Exercise requirements
Go through the listing and copy each line with the string "size".
--- begin Source excerpt ---
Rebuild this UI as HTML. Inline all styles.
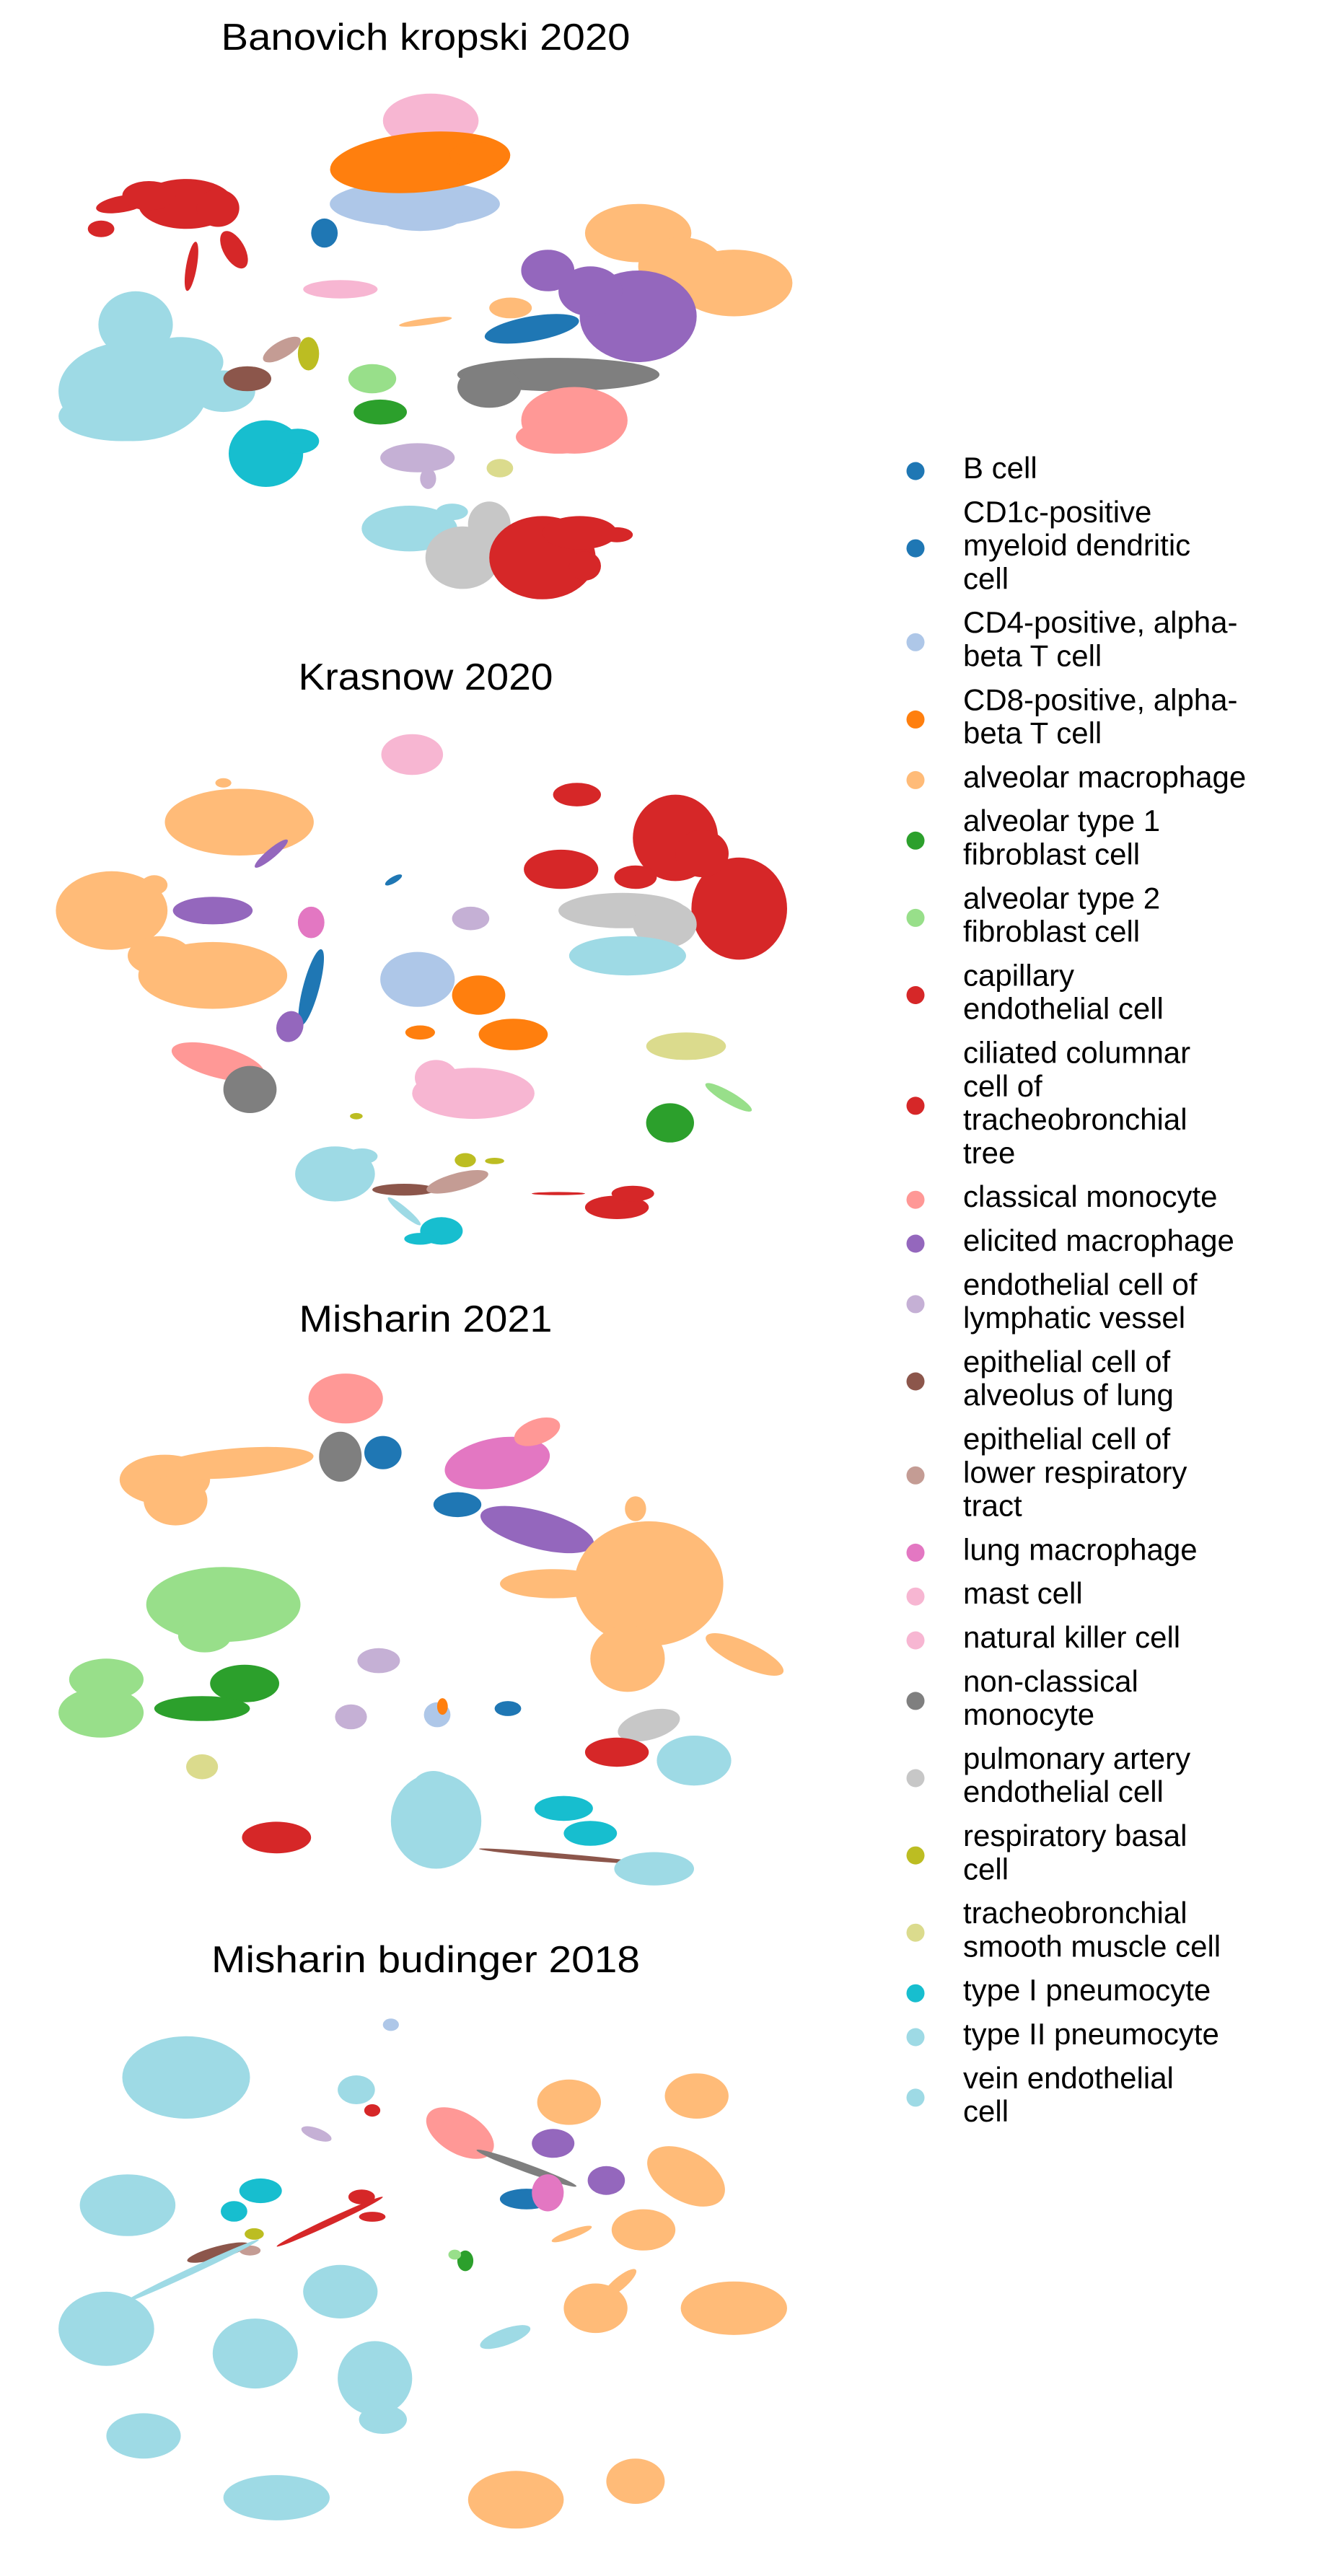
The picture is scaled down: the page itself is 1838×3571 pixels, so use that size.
<!DOCTYPE html>
<html><head><meta charset="utf-8"><style>
html,body{margin:0;padding:0;background:#fff;}
svg{display:block;font-family:"Liberation Sans","DejaVu Sans",sans-serif;}
</style></head><body>
<svg id="fig" width="1838" height="3571" viewBox="0 0 1838 3571" xmlns="http://www.w3.org/2000/svg"></svg>
<script>
// ---- data ----
const cellTypes = ["B cell","CD1c-positive myeloid dendritic cell","CD4-positive, alpha-beta T cell","CD8-positive, alpha-beta T cell","alveolar macrophage","alveolar type 1 fibroblast cell","alveolar type 2 fibroblast cell","capillary endothelial cell","ciliated columnar cell of tracheobronchial tree","classical monocyte","elicited macrophage","endothelial cell of lymphatic vessel","epithelial cell of alveolus of lung","epithelial cell of lower respiratory tract","lung macrophage","mast cell","natural killer cell","non-classical monocyte","pulmonary artery endothelial cell","respiratory basal cell","tracheobronchial smooth muscle cell","type I pneumocyte","type II pneumocyte","vein endothelial cell"];
const legendLines = [["B cell"],["CD1c-positive","myeloid dendritic","cell"],["CD4-positive, alpha-","beta T cell"],["CD8-positive, alpha-","beta T cell"],["alveolar macrophage"],["alveolar type 1","fibroblast cell"],["alveolar type 2","fibroblast cell"],["capillary","endothelial cell"],["ciliated columnar","cell of","tracheobronchial","tree"],["classical monocyte"],["elicited macrophage"],["endothelial cell of","lymphatic vessel"],["epithelial cell of","alveolus of lung"],["epithelial cell of","lower respiratory","tract"],["lung macrophage"],["mast cell"],["natural killer cell"],["non-classical","monocyte"],["pulmonary artery","endothelial cell"],["respiratory basal","cell"],["tracheobronchial","smooth muscle cell"],["type I pneumocyte"],["type II pneumocyte"],["vein endothelial","cell"]];
const palette = ["#1f77b4","#1f77b4","#aec7e8","#ff7f0e","#ffbb78","#2ca02c","#98df8a","#d62728","#d62728","#ff9896","#9467bd","#c5b0d5","#8c564b","#c49c94","#e377c2","#f7b6d2","#f7b6d2","#7f7f7f","#c7c7c7","#bcbd22","#dbdb8d","#17becf","#9edae5","#9edae5"];
const panelTitles = ["Banovich kropski 2020","Krasnow 2020","Misharin 2021","Misharin budinger 2018"];
// clusters: [typeIndex, umapX, umapY, spreadX, spreadY, angle]
const clusters0 = [
[2,780,490,160,55,0],[2,790,520,80,35,0],[15,810,290,90,65,0],[3,790,390,170,72,-5],[3,900,372,55,30,0],
[7,350,490,90,60,0],[7,410,500,40,45,0],[7,230,490,50,20,-10],[7,190,550,25,20,0],[7,280,470,50,35,0],[7,360,640,10,60,10],[7,440,600,20,50,-30],
[0,610,560,25,35,0],[16,640,695,70,22,0],
[22,250,940,140,120,0],[22,255,780,70,80,0],[22,340,870,80,60,0],[22,230,1000,120,60,0],[22,420,940,60,50,0],
[13,530,840,40,20,-30],[12,465,910,45,30,0],[19,580,850,20,40,0],
[21,500,1090,70,80,0],[21,560,1060,40,30,0],
[6,700,910,45,35,0],[5,715,990,50,30,0],
[4,1200,560,100,70,0],[4,1380,680,110,80,0],[4,1280,640,80,70,0],[4,960,740,40,25,0],
[10,1030,650,50,50,0],[10,1200,760,110,110,0],[10,1110,700,60,60,0],
[0,1000,790,90,30,-10],
[17,1050,900,190,40,0],[17,920,930,60,50,0],
[9,1080,1010,100,80,0],[9,1050,1050,80,40,0],
[11,785,1100,70,35,0],[11,805,1150,15,25,0],[20,940,1125,25,22,0],
[23,770,1270,90,55,0],[23,850,1230,30,20,0],
[18,870,1340,70,75,0],[18,920,1260,40,55,0],
[7,1020,1340,100,100,0],[7,1090,1280,70,40,0],[7,1160,1285,30,18,0],[7,1100,1360,30,35,0],
[4,800,773,50,8,-8]
];
const clusters1 = [
[15,775,268,58,52,0],
[4,450,440,140,85,0],[4,420,340,15,12,0],[4,210,665,105,100,0],[4,290,600,25,25,0],[4,400,830,140,85,0],[4,300,780,60,50,0],
[10,400,665,75,35,0],[10,510,520,40,12,-40],[14,585,695,25,40,0],
[0,585,860,15,100,15],[10,545,960,25,40,20],[1,740,587,18,8,-30],
[11,885,685,35,30,0],
[2,785,840,70,70,0],[3,900,880,50,50,0],[3,965,980,65,40,0],[3,790,975,28,18,0],
[15,890,1130,115,65,0],[15,820,1090,40,45,0],
[9,410,1050,90,40,15],[17,470,1120,50,60,0],
[7,1390,660,90,130,0],[7,1270,480,80,110,0],[7,1055,560,70,50,0],[7,1085,370,45,30,0],[7,1195,580,40,30,0],[7,1320,520,50,60,0],
[18,1170,665,120,45,0],[18,1250,700,60,60,0],
[23,1180,780,110,50,0],
[19,670,1188,12,8,0],
[20,1290,1010,75,35,0],
[5,1260,1205,45,50,0],[6,1370,1140,50,15,30],
[22,630,1335,75,70,0],[22,680,1290,30,20,0],
[12,760,1375,60,15,0],[13,860,1355,60,22,-15],
[19,875,1300,20,18,0],[19,930,1302,18,8,0],
[22,760,1430,40,10,40],[21,830,1480,40,35,0],[21,790,1500,30,15,0],
[7,1160,1420,60,30,0],[7,1190,1385,40,20,0],[7,1050,1385,50,4,0]
];
const clusters2 = [
[9,650,275,70,60,0],[17,640,415,40,60,0],[0,720,405,35,40,0],
[4,310,470,85,60,0],[4,440,430,150,35,-5],[4,330,520,60,60,0],
[14,935,430,100,60,-10],[9,1010,355,45,30,-20],
[0,860,530,45,30,0],[10,1010,590,110,45,15],
[4,1220,720,140,150,0],[4,1040,720,100,35,0],[4,1180,900,70,80,0],[4,1400,890,80,30,25],[4,1195,540,20,30,0],
[6,420,770,145,90,0],[6,385,845,50,40,0],[6,200,950,70,50,0],[6,190,1030,80,60,0],
[5,460,960,65,45,0],[5,380,1020,90,30,0],
[11,712,905,40,30,0],[11,660,1040,30,30,0],
[2,822,1035,25,30,0],[3,832,1015,10,20,0],[0,955,1020,25,18,0],
[20,380,1160,30,30,0],[7,520,1330,65,38,0],
[22,820,1290,85,115,0],[22,815,1210,40,40,0],
[12,1060,1375,160,6,5],
[21,1060,1260,55,30,0],[21,1110,1320,50,30,0],
[22,1230,1405,75,40,0],
[18,1220,1060,60,35,-15],[7,1160,1125,60,35,0],[22,1305,1145,70,60,0]
];
const clusters3 = [
[22,350,350,120,100,0],[2,735,222,15,15,0],
[22,670,380,35,35,0],[7,700,430,15,15,0],
[11,595,487,30,14,20],
[9,865,485,70,50,30],
[4,1070,410,60,55,0],[4,1310,395,60,55,0],
[10,1040,510,40,35,0],[10,1140,600,35,35,0],
[17,990,570,100,10,20],
[0,990,645,50,25,0],[14,1030,630,30,45,0],
[4,1290,590,80,60,30],[4,1210,720,60,50,0],[4,1075,730,40,10,-20],
[22,240,660,90,75,0],
[21,490,625,40,30,0],[21,440,675,25,25,0],
[7,620,700,110,8,-25],[7,680,640,25,18,0],[7,700,688,25,12,0],
[12,410,775,60,15,-15],[13,470,770,20,12,0],[19,478,730,18,14,0],
[5,875,795,15,25,0],[6,855,780,12,12,0],
[22,200,960,90,90,0],[22,640,870,70,65,0],[22,480,1020,80,85,0],[22,705,1080,70,90,0],[22,720,1180,45,35,0],[22,270,1220,70,55,0],[22,520,1370,100,55,0],
[22,360,820,140,8,-25],[22,950,980,50,20,-20],
[4,1120,910,60,60,0],[4,1380,910,100,65,0],[4,1165,850,40,15,-40],
[4,970,1375,90,70,0],[4,1195,1330,55,55,0]
];
const allClusters = [clusters0, clusters1, clusters2, clusters3];
const panelOffsetY = [0, 900, 1780, 2680];
const panelUnitsY = [900, 850, 900, 891];
const titleBaseline = [69, 956, 1846, 2734];
const titleWidth = [567, 353, 351, 594];

// ---- axis functions ----
const UNITS = 1560;
function xScale(u){ return u*1150/UNITS; }
function yScale(p, u){ return panelOffsetY[p] + u*panelUnitsY[p]/UNITS; }
function sxScale(u){ return u*1150/UNITS; }
function syScale(p, u){ return u*panelUnitsY[p]/UNITS; }

const NS = "http://www.w3.org/2000/svg";
const svg = document.getElementById('fig');

allClusters.forEach((list, p) => {
  const g = document.createElementNS(NS, 'g');
  
  
  svg.appendChild(g);
  const t = document.createElementNS(NS, 'text');
  
  
  t.setAttribute('x', 590);
  t.setAttribute('y', titleBaseline[p]);
  t.setAttribute('text-anchor', 'middle');
  t.setAttribute('font-size', '52');
  t.setAttribute('textLength', titleWidth[p]);
  t.setAttribute('lengthAdjust', 'spacingAndGlyphs');
  t.textContent = panelTitles[p];
  g.appendChild(t);
  list.forEach(c => {
    const e = document.createElementNS(NS, 'ellipse');
    
    
    const cx = xScale(c[1]), cy = yScale(p, c[2]);
    e.setAttribute('cx', cx.toFixed(1));
    e.setAttribute('cy', cy.toFixed(1));
    e.setAttribute('rx', sxScale(c[3]).toFixed(1));
    e.setAttribute('ry', syScale(p, c[4]).toFixed(1));
    e.setAttribute('transform', 'rotate(' + c[5] + ' ' + cx.toFixed(1) + ' ' + cy.toFixed(1) + ')');
    e.setAttribute('fill', palette[c[0]]);
    g.appendChild(e);
  });
});

// ---- legend ----
const LINE = 46.3, GAP = 14.5;
let y = 648;
const lg = document.createElementNS(NS, 'g');


svg.appendChild(lg);
legendLines.forEach((lines, i) => {
  const item = document.createElementNS(NS, 'g');
  
  
  lg.appendChild(item);
  const midY = y + (lines.length-1)*LINE/2 + 5;
  const m = document.createElementNS(NS, 'circle');
  
  
  m.setAttribute('cx', 1269);
  m.setAttribute('cy', midY.toFixed(1));
  m.setAttribute('r', 12.5);
  m.setAttribute('fill', palette[i]);
  item.appendChild(m);
  lines.forEach((ln, k) => {
    const t = document.createElementNS(NS, 'text');
    
    
    t.setAttribute('x', 1335);
    t.setAttribute('y', (y + k*LINE + 15).toFixed(1));
    t.setAttribute('font-size', '42');
    t.setAttribute('fill', '#000');
    t.textContent = ln;
    item.appendChild(t);
  });
  y += lines.length*LINE + GAP;
});
</script>
</body></html>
--- end Source excerpt ---
Solution for this task
The picture is scaled down: the page itself is 1838×3571 pixels, so use that size.
  t.setAttribute('font-size', '52');
    t.setAttribute('font-size', '42');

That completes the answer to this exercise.